I've posted this schematic before, but here it is again, the Izula compared has similar edge-geometry to the GSO-line:

Small+Blade+Geometry+EDIT2.jpg


The box-cutter (red) has an edge-angle ~8-dps and while it is great for slicing paper, cardboard, carpet, leather, flesh, etc. it collapses against overly hard objects and subjection to stronger lateral forces. The knife below it (yellow) is sharpened to 15-20 dps in front of a 3-4 dps primary grind, and it cuts BETTER than the box-cutter while also sporting a more durable edge. The extra durability provided by a stronger microbevel is not to be under-estimated, and any loss of sharpness in that tiny length of edge up to the apex is unnoticeable, especially since that knife is thinner than the box-cutter for ~3/16" along the primary. However, that slicing blade is not made for the hard-use expected of a knife like the GSO-5.1! Its meager 0.005" edge-thickness and 3-4 dps primary cannot withstand the lateral stresses expected for a longer, thicker camp-knife.

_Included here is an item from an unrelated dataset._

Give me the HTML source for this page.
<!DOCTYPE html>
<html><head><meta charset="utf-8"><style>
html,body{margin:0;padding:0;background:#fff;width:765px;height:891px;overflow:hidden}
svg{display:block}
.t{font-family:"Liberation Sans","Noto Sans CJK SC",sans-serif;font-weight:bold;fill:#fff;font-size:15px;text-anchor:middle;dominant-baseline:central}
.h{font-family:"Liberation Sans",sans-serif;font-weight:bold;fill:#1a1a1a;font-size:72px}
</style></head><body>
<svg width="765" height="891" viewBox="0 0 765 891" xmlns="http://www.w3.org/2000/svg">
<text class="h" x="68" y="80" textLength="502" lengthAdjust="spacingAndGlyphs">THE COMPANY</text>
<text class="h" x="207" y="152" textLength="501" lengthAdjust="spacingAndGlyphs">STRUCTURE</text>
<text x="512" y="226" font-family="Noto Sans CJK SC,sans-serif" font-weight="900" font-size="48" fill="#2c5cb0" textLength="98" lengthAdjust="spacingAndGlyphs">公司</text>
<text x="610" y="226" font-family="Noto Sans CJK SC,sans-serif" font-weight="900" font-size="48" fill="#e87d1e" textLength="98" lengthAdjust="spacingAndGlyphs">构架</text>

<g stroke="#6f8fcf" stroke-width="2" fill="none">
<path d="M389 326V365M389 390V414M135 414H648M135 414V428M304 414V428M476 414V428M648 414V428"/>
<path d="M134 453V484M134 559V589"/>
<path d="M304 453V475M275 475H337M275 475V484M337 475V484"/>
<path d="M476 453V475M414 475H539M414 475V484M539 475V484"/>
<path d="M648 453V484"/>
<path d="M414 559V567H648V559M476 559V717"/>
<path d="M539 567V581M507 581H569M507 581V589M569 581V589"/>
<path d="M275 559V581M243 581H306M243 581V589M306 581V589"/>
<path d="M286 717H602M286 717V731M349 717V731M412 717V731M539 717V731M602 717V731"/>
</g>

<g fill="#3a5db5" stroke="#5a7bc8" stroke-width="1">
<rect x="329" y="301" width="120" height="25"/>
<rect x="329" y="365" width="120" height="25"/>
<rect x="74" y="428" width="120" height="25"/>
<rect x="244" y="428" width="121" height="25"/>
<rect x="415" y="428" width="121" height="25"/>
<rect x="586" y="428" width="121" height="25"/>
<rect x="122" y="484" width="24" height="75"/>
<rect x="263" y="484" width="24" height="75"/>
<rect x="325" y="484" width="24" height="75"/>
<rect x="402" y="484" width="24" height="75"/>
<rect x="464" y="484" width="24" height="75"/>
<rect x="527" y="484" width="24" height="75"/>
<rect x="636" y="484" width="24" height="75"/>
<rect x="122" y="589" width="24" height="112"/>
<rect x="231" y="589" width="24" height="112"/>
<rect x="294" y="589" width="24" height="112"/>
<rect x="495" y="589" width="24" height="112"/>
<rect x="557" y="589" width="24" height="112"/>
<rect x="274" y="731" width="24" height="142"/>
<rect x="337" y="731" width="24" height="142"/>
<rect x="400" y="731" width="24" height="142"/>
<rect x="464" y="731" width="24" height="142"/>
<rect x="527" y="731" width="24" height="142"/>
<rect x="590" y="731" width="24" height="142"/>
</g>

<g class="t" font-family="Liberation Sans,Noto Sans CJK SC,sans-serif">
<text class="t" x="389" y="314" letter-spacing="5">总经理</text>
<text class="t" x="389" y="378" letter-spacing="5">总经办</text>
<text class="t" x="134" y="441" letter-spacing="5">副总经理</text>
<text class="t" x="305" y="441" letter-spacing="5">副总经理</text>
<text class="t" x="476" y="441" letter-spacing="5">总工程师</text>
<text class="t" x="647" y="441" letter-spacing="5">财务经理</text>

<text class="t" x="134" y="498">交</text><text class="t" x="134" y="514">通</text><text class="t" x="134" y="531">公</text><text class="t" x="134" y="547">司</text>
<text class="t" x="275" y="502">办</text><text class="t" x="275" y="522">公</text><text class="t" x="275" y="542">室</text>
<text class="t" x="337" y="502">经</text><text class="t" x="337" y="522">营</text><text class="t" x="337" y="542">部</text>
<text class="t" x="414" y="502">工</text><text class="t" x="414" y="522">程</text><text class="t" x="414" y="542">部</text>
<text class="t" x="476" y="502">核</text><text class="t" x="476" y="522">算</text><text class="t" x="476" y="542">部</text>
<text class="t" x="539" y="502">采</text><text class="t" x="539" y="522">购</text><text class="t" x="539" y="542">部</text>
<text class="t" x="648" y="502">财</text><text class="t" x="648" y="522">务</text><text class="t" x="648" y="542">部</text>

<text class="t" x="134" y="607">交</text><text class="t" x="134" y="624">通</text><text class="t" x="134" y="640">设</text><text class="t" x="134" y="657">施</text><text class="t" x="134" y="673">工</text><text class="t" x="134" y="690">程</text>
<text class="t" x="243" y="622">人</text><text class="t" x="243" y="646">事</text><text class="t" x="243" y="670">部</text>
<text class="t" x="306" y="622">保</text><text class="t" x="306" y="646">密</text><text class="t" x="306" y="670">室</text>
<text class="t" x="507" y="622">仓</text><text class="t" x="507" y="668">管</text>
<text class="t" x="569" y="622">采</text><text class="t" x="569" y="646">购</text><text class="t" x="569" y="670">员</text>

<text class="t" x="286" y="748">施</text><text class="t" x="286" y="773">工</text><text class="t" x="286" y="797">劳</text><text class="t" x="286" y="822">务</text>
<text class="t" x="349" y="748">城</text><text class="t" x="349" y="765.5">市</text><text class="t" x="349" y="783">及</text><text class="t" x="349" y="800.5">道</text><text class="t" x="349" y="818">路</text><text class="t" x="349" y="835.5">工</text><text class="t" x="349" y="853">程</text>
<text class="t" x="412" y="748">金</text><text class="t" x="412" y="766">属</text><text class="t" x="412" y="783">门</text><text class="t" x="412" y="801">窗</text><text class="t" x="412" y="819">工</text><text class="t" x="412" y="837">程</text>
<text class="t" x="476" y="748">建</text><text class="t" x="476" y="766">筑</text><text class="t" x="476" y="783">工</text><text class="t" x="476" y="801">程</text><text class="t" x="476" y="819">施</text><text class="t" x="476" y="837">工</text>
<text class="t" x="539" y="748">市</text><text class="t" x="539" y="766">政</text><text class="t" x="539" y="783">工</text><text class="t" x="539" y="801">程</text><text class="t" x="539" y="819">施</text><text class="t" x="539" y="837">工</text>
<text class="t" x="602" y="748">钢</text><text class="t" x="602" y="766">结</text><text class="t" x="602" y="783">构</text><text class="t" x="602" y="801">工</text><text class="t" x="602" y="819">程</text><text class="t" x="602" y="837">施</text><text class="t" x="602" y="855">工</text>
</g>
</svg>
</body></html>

For this reason, the GSO is designed to have approximately the same edge-angle - 15-20 dps - but the thickness behind that edge is much greater (> 64X stronger).
To take the edge down to 10-dps would require removing quite a bit of metal from the edge-shoulder on each side. Would this improve cutting performance? Absolutely! But it might compromise durability, depending on your use of it (e.g. have you ever chipped out a large section of blade on another knife of similar design?).

My advice would be to push the knife in your own use of it with the edge-geometry as it is. If you find yourself desiring higher cutting performance without having experienced poor durability, then definitely try cutting down the edge-shoulders at ~10-dps without touching the apex of the blade. You are thus adding an intermediary bevel to the edge, improving cutting performance without affecting edge-durability, only making it slightly weaker some distance back from the edge. Most users will find such a modification only advantageous.

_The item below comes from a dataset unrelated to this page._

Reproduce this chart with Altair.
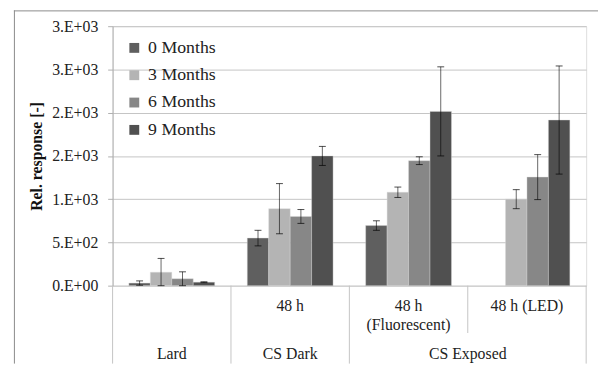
import altair as alt
import pandas as pd

# ---- data ----
groups = ["Lard", "48 h dark", "48 h fluor", "48 h LED"]
months = ["0 Months", "3 Months", "6 Months", "9 Months"]
colors = ["#5f5f5f", "#b4b4b4", "#878787", "#505050"]

values = {
    "Lard":       [30, 155, 80, 40],
    "48 h dark":  [550, 890, 800, 1500],
    "48 h fluor": [695, 1080, 1445, 2015],
    "48 h LED":   [None, 1000, 1255, 1915],
}
errors = {
    "Lard":       [25, 160, 80, 5],
    "48 h dark":  [90, 290, 80, 110],
    "48 h fluor": [55, 60, 45, 515],
    "48 h LED":   [None, 110, 260, 625],
}

tick_values = [0, 500, 1000, 1500, 2000, 2500, 3000]
tick_labels = ["0.E+00", "5.E+02", "1.E+03", "2.E+03", "2.E+03", "3.E+03", "3.E+03"]

row1_keys = ["48 h dark", "48 h fluor", "48 h LED"]
row1_text = ["48 h", "48 h\n(Fluorescent)", "48 h (LED)"]
row2_center_keys = ["Lard", "48 h dark"]
row2_center_text = ["Lard", "CS Dark"]
row2_span_keys = ["48 h LED"]          # label centred on the start of this band
row2_span_text = ["CS Exposed"]

FONT = "Times New Roman, Liberation Serif, serif"
W, H = 480, 263

rows = []
for g in groups:
    for m, v, e in zip(months, values[g], errors[g]):
        if v is None:
            continue
        rows.append({"key": g, "month": m, "value": v,
                     "lo": max(v - e, 0), "hi": v + e})
df = pd.DataFrame(rows)

xs = alt.Scale(domain=groups, paddingInner=0, paddingOuter=0)
xo = alt.Scale(domain=months, paddingInner=0, paddingOuter=0.76)

label_expr = " : ".join(
    f"datum.value == {v} ? '{t}'" for v, t in zip(tick_values, tick_labels)
) + " : ''"

base = alt.Chart(df)

bars = base.mark_bar(stroke="#d8d8d8", strokeWidth=0.4).encode(
    x=alt.X("key:N", scale=xs, axis=None),
    xOffset=alt.XOffset("month:N", scale=xo),
    y=alt.Y("value:Q",
            scale=alt.Scale(domain=[0, 3000], nice=False),
            axis=alt.Axis(values=tick_values, labelExpr=label_expr,
                          grid=True, gridColor="#c4c4c4", gridWidth=1,
                          domainColor="#b0b0b0", tickColor="#b0b0b0",
                          tickSize=5, labelPadding=10,
                          labelFont=FONT, labelFontSize=16, labelColor="#222",
                          title="Rel. response [-]", titleFont=FONT,
                          titleFontSize=16, titleFontWeight="bold",
                          titleColor="#111", titlePadding=7)),
    color=alt.Color("month:N", scale=alt.Scale(domain=months, range=colors),
                    legend=alt.Legend(orient="none", legendX=13, legendY=13,
                                      title=None, symbolType="square",
                                      symbolSize=100, symbolStrokeWidth=0,
                                      labelFont=FONT, labelFontSize=18,
                                      labelColor="#222", labelOffset=5,
                                      rowPadding=9.7, padding=0)),
)

err_rule = base.mark_rule(color="#000", opacity=0.6, strokeWidth=1).encode(
    x=alt.X("key:N", scale=xs),
    xOffset=alt.XOffset("month:N", scale=xo),
    y="lo:Q", y2="hi:Q",
)
cap_lo = base.mark_tick(color="#000", opacity=0.7, thickness=1, size=7,
                        orient="horizontal").encode(
    x=alt.X("key:N", scale=xs),
    xOffset=alt.XOffset("month:N", scale=xo),
    y="lo:Q",
)
cap_hi = base.mark_tick(color="#000", opacity=0.7, thickness=1, size=7,
                        orient="horizontal").encode(
    x=alt.X("key:N", scale=xs),
    xOffset=alt.XOffset("month:N", scale=xo),
    y="hi:Q",
)

# category separators below the plot
sep_full_start = pd.DataFrame({"key": ["Lard", "48 h dark", "48 h fluor"]})
sep_part_start = pd.DataFrame({"key": ["48 h LED"]})
sep_end = pd.DataFrame({"key": ["48 h LED"]})
SEP = "#c4c4c4"
BOTTOM = 342

s1 = alt.Chart(sep_full_start).mark_rule(color=SEP).encode(
    x=alt.X("key:N", scale=xs, bandPosition=0),
    y=alt.value(H), y2=alt.value(BOTTOM))
s2 = alt.Chart(sep_part_start).mark_rule(color=SEP).encode(
    x=alt.X("key:N", scale=xs, bandPosition=0),
    y=alt.value(H), y2=alt.value(311))
s3 = alt.Chart(sep_end).mark_rule(color=SEP).encode(
    x=alt.X("key:N", scale=xs, bandPosition=1),
    y=alt.value(H), y2=alt.value(BOTTOM))

t1 = alt.Chart(pd.DataFrame({"key": row1_keys, "label": row1_text})).mark_text(
    font=FONT, fontSize=16, color="#222", baseline="alphabetic",
    lineBreak="\n", lineHeight=18.5).encode(
    x=alt.X("key:N", scale=xs), y=alt.value(289), text="label:N")
t2 = alt.Chart(pd.DataFrame({"key": row2_center_keys, "label": row2_center_text})).mark_text(
    font=FONT, fontSize=16, color="#222", baseline="alphabetic").encode(
    x=alt.X("key:N", scale=xs), y=alt.value(337), text="label:N")
t3 = alt.Chart(pd.DataFrame({"key": row2_span_keys, "label": row2_span_text})).mark_text(
    font=FONT, fontSize=16, color="#222", baseline="alphabetic").encode(
    x=alt.X("key:N", scale=xs, bandPosition=0), y=alt.value(337), text="label:N")

# outer chart-area frame
frame_top = alt.Chart(pd.DataFrame({"k": [0]})).mark_rule(color="#8a8a8a").encode(
    x=alt.value(-100), x2=alt.value(W + 20), y=alt.value(-15.5))
frame_left = alt.Chart(pd.DataFrame({"k": [0]})).mark_rule(color="#8a8a8a").encode(
    x=alt.value(-99.5), y=alt.value(-16), y2=alt.value(BOTTOM))

chart = alt.layer(
    bars, err_rule, cap_lo, cap_hi, s1, s2, s3, t1, t2, t3, frame_top, frame_left
).properties(
    width=W, height=H,
    autosize=alt.AutoSizeParams(type="none"),
    padding={"left": 106, "top": 16, "right": 12, "bottom": 79},
).configure_view(strokeOpacity=0).configure(background="white", font=FONT)

chart.save("out.html", embed_options={"renderer": "svg", "actions": False})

For example, here is a knife from another company that i cut the edge-shoulders down to <0.010 as it is intended for skinning and not rough-use, but i kept the edge at 15-20 dps:

P1020585.JPG


The electric worksharp or a 1x30 will help you accomplish this more quickly and add a natural curvature to the shoulder, but there are risks as such power-tools can remove a lot of metal more quickly than you might desire and also generate more heat than might be advised. If it's what you have, try it, but take precautions. A large diamond plate like what chambelona59 presented can work wonders at the right grit-levels but will take more time. *shrug* There are also vendors on BF that will do the work for you (e.g. http://www.bladeforums.com/forums/s...pening-Regrind-Cerakote-Service-(pic-heavy!!))

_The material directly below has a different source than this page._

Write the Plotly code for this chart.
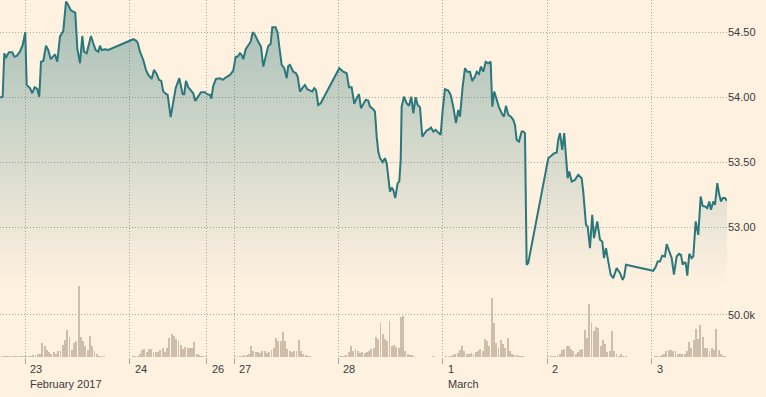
import plotly.graph_objects as go

# ---------------- data ----------------
# x unit: hours of futures trading time, counted from 00:00 ET on 23 Feb 2017
day_labels = ["23", "24", "26", "27", "28", "1", "2", "3"]
session_hours = [23, 17, 6, 23, 23, 23, 23]          # trading hours in each labelled day
month_labels = {"23": "February 2017", "1": "March"}
first_hour = -5.57
last_hour = 154.60

price_hours = [
    -5.57, -4.98, -4.63, -4.25, -3.97, -3.59, -2.86, -2.42, -1.89, -1.17,
    -0.57, 0.0, 0.31, 1.04, 1.54, 2.07, 2.64, 3.08, 3.46, 3.97,
    4.56, 5.07, 5.60, 6.54, 7.05, 7.64, 8.37, 8.97, 9.47, 10.00,
    10.57, 11.02, 11.46, 12.05, 12.56, 12.93, 13.53, 14.03, 14.47, 14.98,
    15.51, 16.08, 16.46, 16.83, 17.56, 18.29, 23.79, 24.39, 24.76, 25.27,
    26.00, 26.59, 27.10, 27.85, 28.35, 28.95, 29.46, 29.96, 30.40, 31.00,
    31.37, 32.03, 32.61, 33.13, 33.93, 34.68, 35.03, 35.40, 35.91, 36.44,
    37.01, 37.45, 38.11, 38.71, 39.59, 40.10, 40.69, 40.98, 41.42, 42.01,
    42.89, 43.49, 44.22, 44.81, 45.10, 45.82, 46.35, 46.79, 47.30, 47.67,
    48.03, 48.56, 49.13, 49.66, 50.10, 50.61, 51.33, 51.93, 52.43, 53.03,
    53.53, 54.06, 54.42, 55.16, 55.61, 55.96, 56.49, 57.06, 57.59, 57.94,
    58.32, 59.04, 59.64, 60.01, 60.52, 61.03, 61.62, 62.13, 62.72, 63.23,
    63.67, 64.05, 64.55, 65.08, 69.18, 70.06, 70.81, 71.32, 71.91, 72.26,
    72.48, 73.01, 73.52, 73.96, 74.46, 74.99, 75.56, 75.94, 76.67, 77.04,
    77.42, 77.77, 78.15, 78.74, 79.25, 79.62, 80.35, 80.72, 81.07, 81.51,
    82.04, 82.40, 82.71, 82.92, 83.43, 84.02, 84.53, 85.04, 85.48, 86.01,
    86.45, 86.96, 87.46, 87.90, 88.43, 89.00, 89.38, 89.89, 90.41, 90.99,
    91.51, 91.96, 92.46, 93.19, 93.72, 94.29, 94.89, 95.39, 95.77, 96.36,
    96.87, 97.38, 97.97, 98.48, 99.07, 99.45, 99.95, 100.39, 100.90, 101.43,
    102.00, 102.53, 102.89, 103.32, 103.85, 104.36, 104.96, 105.46, 105.90, 106.42,
    107.01, 107.52, 107.89, 108.26, 108.77, 109.36, 109.71, 110.09, 110.46, 110.81,
    115.22, 115.97, 116.54, 117.07, 117.42, 117.80, 118.30, 118.74, 119.12, 119.49,
    119.84, 120.38, 121.10, 121.83, 122.58, 122.93, 123.53, 123.90, 124.41, 124.91,
    125.29, 126.02, 126.61, 127.12, 127.50, 127.94, 128.44, 128.97, 129.54, 130.29,
    131.02, 131.61, 131.96, 132.34, 138.35, 138.88, 139.32, 139.83, 140.34, 140.93,
    141.31, 141.81, 142.41, 142.92, 143.51, 144.02, 144.46, 144.84, 145.19, 145.50,
    145.85, 146.29, 146.81, 147.17, 147.70, 148.27, 148.80, 149.24, 149.75, 150.25,
    150.69, 151.07, 151.58, 151.95, 152.46, 152.90, 153.28, 153.65, 154.16, 154.60,
]
price_values = [
    53.997, 54.004, 54.338, 54.300, 54.325, 54.346, 54.346, 54.312, 54.317, 54.350,
    54.402, 54.500, 54.094, 54.069, 54.030, 54.076, 54.063, 54.004, 54.273, 54.279,
    54.396, 54.363, 54.292, 54.330, 54.273, 54.466, 54.510, 54.735, 54.710, 54.671,
    54.658, 54.650, 54.376, 54.261, 54.471, 54.350, 54.338, 54.415, 54.471, 54.415,
    54.363, 54.350, 54.396, 54.363, 54.369, 54.363, 54.446, 54.435, 54.420, 54.350,
    54.286, 54.210, 54.171, 54.140, 54.210, 54.179, 54.133, 54.125, 54.043, 54.025,
    54.017, 53.846, 53.979, 54.069, 54.146, 54.023, 54.023, 54.125, 54.076, 54.050,
    54.030, 53.971, 54.004, 54.038, 54.038, 54.023, 54.017, 53.989, 54.087, 54.140,
    54.146, 54.133, 54.153, 54.163, 54.171, 54.204, 54.312, 54.312, 54.338, 54.325,
    54.292, 54.369, 54.402, 54.427, 54.500, 54.479, 54.427, 54.389, 54.235, 54.312,
    54.394, 54.410, 54.538, 54.538, 54.492, 54.389, 54.248, 54.223, 54.146, 54.240,
    54.248, 54.196, 54.184, 54.158, 54.043, 54.069, 54.094, 54.061, 54.050, 54.043,
    54.069, 54.056, 53.940, 53.953, 54.223, 54.196, 54.184, 54.076, 54.076, 54.004,
    53.948, 53.992, 54.023, 53.915, 53.948, 53.979, 53.973, 53.927, 53.907, 53.889,
    53.696, 53.581, 53.530, 53.500, 53.530, 53.492, 53.273, 53.304, 53.286, 53.223,
    53.338, 53.350, 53.517, 53.927, 54.004, 53.953, 53.933, 54.004, 53.876, 54.000,
    53.940, 53.923, 53.696, 53.715, 53.743, 53.753, 53.766, 53.735, 53.748, 53.727,
    53.710, 53.902, 54.061, 54.050, 54.017, 53.927, 53.800, 53.902, 53.850, 54.081,
    54.223, 54.196, 54.196, 54.125, 54.158, 54.196, 54.179, 54.235, 54.196, 54.273,
    54.261, 54.273, 53.927, 54.043, 53.973, 53.923, 53.876, 53.850, 53.933, 53.863,
    53.850, 53.825, 53.786, 53.671, 53.658, 53.735, 53.735, 53.723, 52.710, 52.723,
    53.530, 53.556, 53.569, 53.573, 53.671, 53.723, 53.594, 53.723, 53.543, 53.376,
    53.427, 53.350, 53.363, 53.402, 53.376, 53.273, 53.017, 53.004, 52.838, 53.094,
    52.915, 53.043, 52.902, 52.889, 52.761, 52.838, 52.735, 52.633, 52.607, 52.684,
    52.646, 52.594, 52.620, 52.710, 52.663, 52.692, 52.735, 52.735, 52.779, 52.773,
    52.869, 52.825, 52.761, 52.633, 52.773, 52.794, 52.786, 52.710, 52.727, 52.723,
    52.625, 52.794, 52.761, 52.773, 53.043, 52.940, 53.235, 53.163, 53.158, 53.146,
    53.196, 53.133, 53.196, 53.171, 53.338, 53.248, 53.196, 53.223, 53.223, 53.202,
]

# half-hour volume (thousands of contracts), one list per trading day
volume_step = 0.5
vol_22_start = -5.5
vol_22 = [1.2, 0.8, 1.2, 0.8, 1.2, 0.8, 1.2, 0.8, 1.6, 0.8, 1.2]
vol_23 = [0.8, 1.2, 1.6, 2, 2.8, 3.2, 4, 17, 12.6, 8, 6, 4, 5.5, 4, 6.7, 7.5,
          14, 20, 31.5, 23.6, 8, 17, 18.5, 83.5, 23.6, 18.5, 13.4, 8, 25, 13.4,
          7.5, 4, 1.6, 0.8, 0.8, 0.5, 0, 0, 0, 0, 0, 0, 0, 0, 0, 0]
vol_24 = [0.5, 0.8, 1.2, 1.6, 3, 8, 9, 6, 9.5, 9, 5.5, 6.5, 5.5, 8, 11, 6, 11,
          22, 27, 24.5, 21, 18.5, 14.5, 10, 11.5, 10.5, 11, 11, 18, 4, 2, 1.2, 1, 0.8]
vol_26 = [0.5, 0.5, 0.4, 0.5, 0.4, 0.5, 0.5, 0.4, 0.5, 0.5, 0.4, 0.5]
vol_27 = [0.8, 0.8, 1.2, 1.6, 2, 2.4, 3, 13.4, 7.5, 5.5, 5.5, 4.7, 7.5, 6.7, 4.7,
          5.5, 8.7, 10.6, 23, 18.5, 19.3, 29.5, 19.3, 9.9, 6.7, 5.5, 7.5, 6.7, 20.5,
          6.7, 4, 2.4, 1.6, 0.8, 0.5, 0.5, 0.5, 0.5, 0.5, 0, 0, 0, 0, 0, 0, 0]
vol_28 = [1, 1, 1.5, 2, 5.5, 13, 7.5, 9.5, 6.7, 4.7, 5.5, 5, 5.5, 7.5, 9.5, 11,
          24, 21, 40, 27, 21, 18.5, 43, 13.5, 14.5, 11.5, 10.6, 47, 49, 6.7, 4,
          2.8, 2.8, 0.8, 0.5, 0.5, 0.5, 0.5, 0.5, 0.5, 0.5, 1.6, 0.5, 0.5, 0.5, 0.5]
vol_01 = [0.5, 0.8, 0.8, 1.6, 2.8, 4, 4.7, 8.7, 13.4, 6.7, 4, 4, 4.7, 4, 5.5,
          7.5, 9.5, 6.7, 21, 18.5, 12.6, 69.5, 40, 16.5, 10.6, 20.5, 15, 10.6,
          22.5, 7.5, 4, 2.8, 2, 1.6, 0.8, 0.8, 0.5, 0.3, 0, 0, 0, 0, 0, 0, 0, 0]
vol_02 = [0.8, 1.6, 0.8, 1.6, 2.8, 4, 8, 9.5, 13.4, 12.6, 9.5, 6.7, 4, 5.5, 8.7,
          9.5, 31.5, 22.5, 63, 40, 30.3, 35.5, 34.7, 13.4, 19.7, 15.8, 5.5, 6.7,
          30.3, 6.7, 4, 1.6, 3.2, 1.6, 1.6, 0.5, 0, 0, 0, 0, 0, 0, 0, 0, 0, 0]
vol_03 = [0.5, 0.8, 1.6, 1.6, 2, 4, 6.7, 8.7, 8, 7.5, 7, 4, 4, 4, 4, 6.7, 17.7,
          10.6, 20.5, 33.1, 21.3, 38.2, 23.6, 10.6, 10.6, 6.7, 10.6, 7.9, 33.1,
          7.9, 4, 1.6, 1.6]
volume_days = [vol_23, vol_24, vol_26, vol_27, vol_28, vol_01, vol_02, vol_03]

price_ticks = [53.0, 53.5, 54.0, 54.5]
volume_ticks = [50]
volume_tick_text = ["50.0k"]

assert len(price_hours) == len(price_values)

# ---------------- derived ----------------
day_starts = [0.0]
for h in session_hours:
    day_starts.append(day_starts[-1] + h)

vol_x, vol_y = [], []
for i, v in enumerate(vol_22):
    vol_x.append(vol_22_start + volume_step * i + volume_step / 2)
    vol_y.append(v)
for start, vols in zip(day_starts, volume_days):
    for i, v in enumerate(vols):
        vol_x.append(start + volume_step * i + volume_step / 2)
        vol_y.append(v)

# ---------------- style ----------------
BG = "#fff1e0"
LINE = "#2a787c"
VOL = "#cdbda9"
GRID = "#aea69c"
TEXT = "#3a3a3a"
FONT = "Liberation Sans, Arial, sans-serif"

P_TOP, P_BOT = 54.748, 52.549

fig = go.Figure()
fig.add_trace(go.Scatter(
    x=price_hours, y=price_values, mode="lines",
    line=dict(color=LINE, width=2),
    fill="tozeroy",
    fillgradient=dict(type="vertical",
                      colorscale=[[0, "rgba(42,120,124,0)"], [1, "rgba(42,120,124,0.42)"]],
                      start=P_BOT, stop=P_TOP),
    xaxis="x", yaxis="y", hoverinfo="skip",
))
fig.add_trace(go.Bar(
    x=vol_x, y=vol_y, width=0.42,
    marker=dict(color=VOL, line=dict(width=0)),
    xaxis="x", yaxis="y2", hoverinfo="skip",
))

grid = dict(showgrid=True, gridcolor=GRID, gridwidth=1, griddash="1px,2px",
            zeroline=False, showline=False)

fig.update_layout(
    width=766, height=397,
    margin=dict(l=0, r=39, t=0, b=40),
    paper_bgcolor=BG, plot_bgcolor=BG,
    showlegend=False, bargap=0, hovermode=False,
    font=dict(family=FONT, size=11, color=TEXT),
    xaxis=dict(range=[first_hour, last_hour], anchor="y2", tickvals=day_starts,
               showticklabels=False, ticks="outside", ticklen=6, tickwidth=1,
               tickcolor="#b0a79c", **grid),
    yaxis=dict(domain=[0.2, 1], range=[P_BOT, P_TOP], side="right", anchor="x",
               tickvals=price_ticks, tickformat=".2f", ticks="",
               tickfont=dict(family=FONT, size=11, color=TEXT), **grid),
    yaxis2=dict(domain=[0, 0.2], range=[0, 84.5], side="right", anchor="x",
                tickvals=volume_ticks, ticktext=volume_tick_text, ticks="",
                tickfont=dict(family=FONT, size=11, color=TEXT), **grid),
)

annotations = []
for lab, x in zip(day_labels, day_starts):
    annotations.append(dict(x=x, xref="x", y=0, yref="paper", text=lab, showarrow=False,
                            xanchor="left", yanchor="middle", xshift=3, yshift=-12,
                            font=dict(family=FONT, size=11, color=TEXT)))
    if lab in month_labels:
        annotations.append(dict(x=x, xref="x", y=0, yref="paper", text=month_labels[lab],
                                showarrow=False, xanchor="left", yanchor="middle",
                                xshift=3, yshift=-27,
                                font=dict(family=FONT, size=11, color=TEXT)))
fig.update_layout(annotations=annotations)

fig.write_html("out.html", config={"displayModeBar": False, "staticPlot": True},
               post_script="document.body.style.margin='0';")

Survive! Knives are built to be tough, but don't be afraid to adjust them to suit your personal needs :thumbup: You might be surprised at what they can handle.
 
Dr. Grolim, ladies and gentlemen!

Chiral, were you a knife major in college or something :p

Seriously though, that is a great diagram. Your in depth knowledge is always impressive. You tend to discuss points that I've never heard of before. Thanks for sharing your expertise!
 
Overall, you will have to try a few things and see what works, but an understanding of sharpening fundamentals is required to make any system work for you as the maker intended.
 
I just strop mine to bring the edge back. I also have a Lansky sharpener. Otherwise I send it back to S!K, Guy does an INSANE job sharpening. He's sharpened most of my GSOs at least once and he's sharpened my main 4.1 and 5.1 at least three times over the past two years.